Last week, a leaked internal memo revealed the “challenging environment” the Democratic campaign believes it needs to overcome in a county where Republicans are expected to overtake Democrats in voter registration if recent projections continue into next year.
“The Marseglia-Harvie campaign has a plan and has built an operation to withstand a potentially difficult year – but we will not be able to sustain our current level of activity or follow through on our paid media strategy at our current fundraising pace,” the document read.
The document noted that the campaign raised about $1 million toward its $2.5 million goal and mail and digital plans for the Democratic candidates will have to be scrapped if future funding goals aren’t met. Recent internal polling showed a tight race across the board, with Harvie at 39% and Van Blunk at 36% for the third and final board seat, with single digits separating all four candidates.
Democrats held a 10,500 voter registration advantage over Republicans in September 2021, according to the internal memo. As of August, the advantage has shrunk to under 5,000.
“We are the only Philadelphia collar county getting redder, and at current pace Republicans will eclipse Democrats in registration by next year,” the memo said.
Jordan Abelson, communications director for Bucks United, told City & State the trends “should be a concern” going into 2024.
“At our current fundraising pace, we look to be outspent by our Republican opponents,” Abelson said in a statement. “We know we have a message that can and will win, focusing on Bob and Diane’s record as the most bipartisan administration in Bucks history, funding law enforcement, holding the line on taxes and protecting a woman’s right to choose.”
The race can be viewed as a barometer for Philadelphia’s collar counties and purple districts ahead of the 2024 elections.

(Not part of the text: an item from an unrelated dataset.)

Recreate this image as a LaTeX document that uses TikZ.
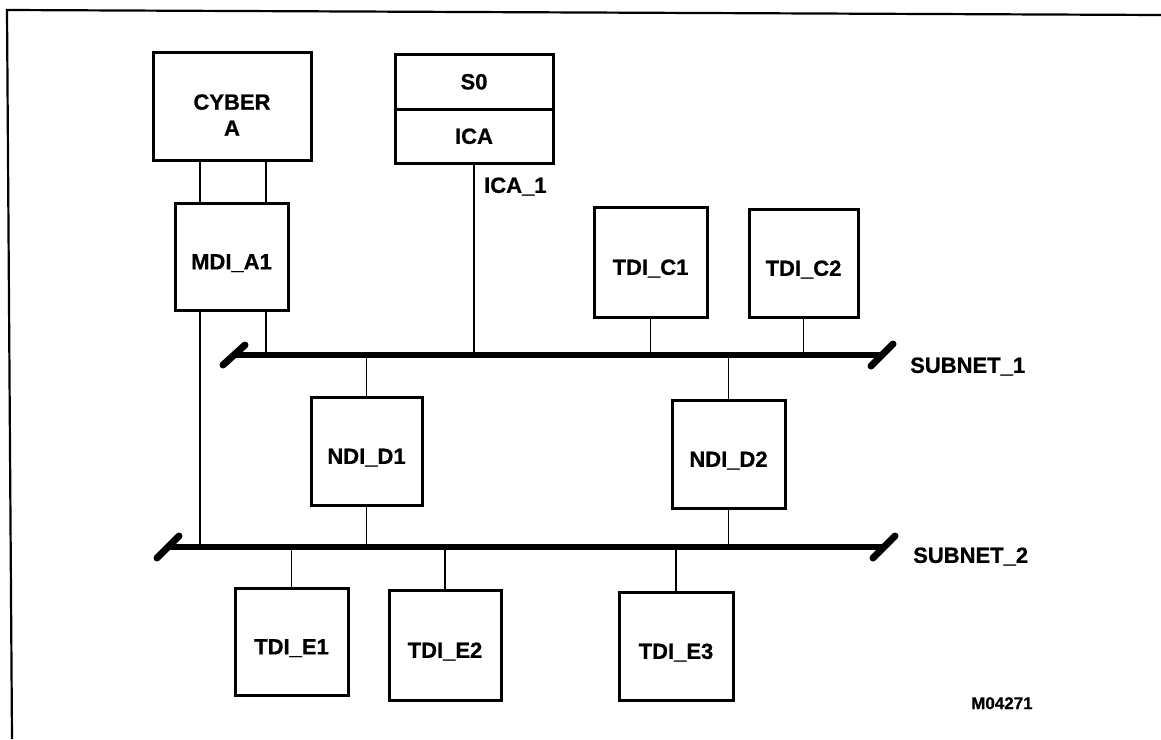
\documentclass[tikz,border=0pt]{standalone}
\usepackage{fontspec}
\setmainfont{Liberation Sans}[BoldFeatures={FakeBold=0.8}]
\usetikzlibrary{calc}
\begin{document}
\begin{tikzpicture}[x=1pt,y=-1pt,
  lbl/.style={font=\fontsize{22}{26}\selectfont\bfseries, inner sep=0pt},
  sidelbl/.style={lbl, anchor=west, text height=15.7pt, text depth=0pt},
  box/.style={draw, line width=3pt, inner sep=0pt, font=\fontsize{22}{26}\selectfont\bfseries, text height=25.7pt, text depth=0pt},
  wire/.style={line width=1.8pt},
  bus/.style={line width=5.5pt},
  slash/.style={line width=7pt, line cap=round},
  frame/.style={line width=2.2pt}]
\useasboundingbox (0,0) rectangle (1161,739);

% frame
\coordinate (fTL) at (7,10);
\coordinate (fTR) at (1161,15);
\coordinate (fBL) at (12,739);
\draw[frame] (fTR) -- (fTL) -- (fBL);

% boxes
\node[box, minimum width=158pt, minimum height=108pt] (cyber) at (232,106) {};
\node[lbl, align=center] (cybertxt) at (232,115) {CYBER\\A};
\node[box, minimum width=158pt, minimum height=55pt, text height=15.7pt] (s0) at (474,81.5) {S0};
\node[box, minimum width=158pt, minimum height=54pt, text height=15.7pt] (ica) at (474,136) {ICA};
\node[box, minimum width=113pt, minimum height=107pt] (mdi) at (231.5,256.5) {MDI\_A1};
\node[box, minimum width=113pt, minimum height=110pt] (c1) at (650.5,262) {TDI\_C1};
\node[box, minimum width=109pt, minimum height=108pt] (c2) at (803.5,263) {TDI\_C2};
\node[box, minimum width=111pt, minimum height=108pt] (d1) at (366.5,451) {NDI\_D1};
\node[box, minimum width=113pt, minimum height=108pt] (d2) at (728.5,454) {NDI\_D2};
\node[box, minimum width=113pt, minimum height=107pt] (e1) at (291.5,641.5) {TDI\_E1};
\node[box, minimum width=112pt, minimum height=110pt] (e2) at (445,645) {TDI\_E2};
\node[box, minimum width=114pt, minimum height=108pt] (e3) at (676,646) {TDI\_E3};

% labels
\node[sidelbl] (ica1) at (484,185) {ICA\_1};
\node[sidelbl] (sub1) at (910,365) {SUBNET\_1};
\node[sidelbl] (sub2) at (913,555) {SUBNET\_2};
\node[anchor=west, inner sep=0pt, font=\fontsize{17}{19}\selectfont\bfseries, text height=12.2pt, text depth=0pt] (code) at (971,703) {M04271};

% buses
\coordinate (b1l) at (234,355);
\coordinate (b1r) at (882,355);
\coordinate (b2l) at (168,547);
\coordinate (b2r) at (884,547);
\draw[bus] (b1l) -- (b1r);
\draw[bus] (b2l) -- (b2r);
\draw[slash] ($(b1l)+(-11,10)$) -- ($(b1l)+(11,-10)$);
\draw[slash] ($(b1r)+(-11,11)$) -- ($(b1r)+(11,-11)$);
\draw[slash] ($(b2l)+(-11,11)$) -- ($(b2l)+(11,-11)$);
\draw[slash] ($(b2r)+(-11,11)$) -- ($(b2r)+(11,-11)$);

% taps
\coordinate (tA) at (200,0);
\coordinate (tB) at (266,0);
\draw[wire] (cyber.south -| tA) -- (mdi.north -| tA);
\draw[wire] (cyber.south -| tB) -- (mdi.north -| tB);
\draw[wire] (mdi.south -| tB) -- (b1l -| tB);
\draw[wire] (mdi.south -| tA) -- (b2l -| tA);
\draw[wire] (ica.south) -- (ica.south |- b1l);
\draw[wire] (c1.south) -- (c1.south |- b1l);
\draw[wire] (c2.south) -- (c2.south |- b1l);
\draw[wire] (d1.north |- b1l) -- (d1.north);
\draw[wire] (d2.north |- b1l) -- (d2.north);
\draw[wire] (d1.south) -- (d1.south |- b2l);
\draw[wire] (d2.south) -- (d2.south |- b2l);
\draw[wire] (e1.north |- b2l) -- (e1.north);
\draw[wire] (e2.north |- b2l) -- (e2.north);
\draw[wire] (e3.north |- b2l) -- (e3.north);
\end{tikzpicture}
\end{document}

National political conversations have made their way into the county’s school boards, election discussions and more. This fall’s elections will determine which party controls the Board of Commissioners, as well as the Bucks County Board of Elections, which is responsible for overseeing election administration in the county.
Eric Stern, a Democratic strategist, said the importance of Bucks County and the commissioners’ race cannot be overstated.
“The path to winning the (state) Supreme Court this year, retaining our state House majority and winning the presidency next year runs through Bucks County and through this election,” Stern told City & State. “I don’t think anyone’s lighting their hair on fire…(but) I would hope that donors and other folks would take notice.”
Lindy Li, a national Democratic political strategist, told City & State the internal memo isn’t a cause for concern for Democrats statewide and that above all else, abortion rights have brought out voters in close elections.
“As we’ve seen in Wisconsin, Ohio, Kansas and elsewhere, every time abortion rights are on the ballot Democrats win,” Li said. “There are plenty of top donors who are ready and eager to open up their wallets. Some scream that the sky is falling. Professionals know where to look.”
Pat Poprik, the chair of the Bucks County Republican Committee, called Democratic policies a “failure” and that voters want public safety, the economy and inflation addressed.
“We are talking to voters every day across this county, and it is clear that they have serious concerns about public safety, the state of our economy, and the continued cost of out-of-control inflation,” Poprik told City & State in a statement. “The voters want elected officials who will support law enforcement, hold the line on taxes, and keep politics out of county government. With their vote on November 2nd, they can set the course for our county over these next four years.”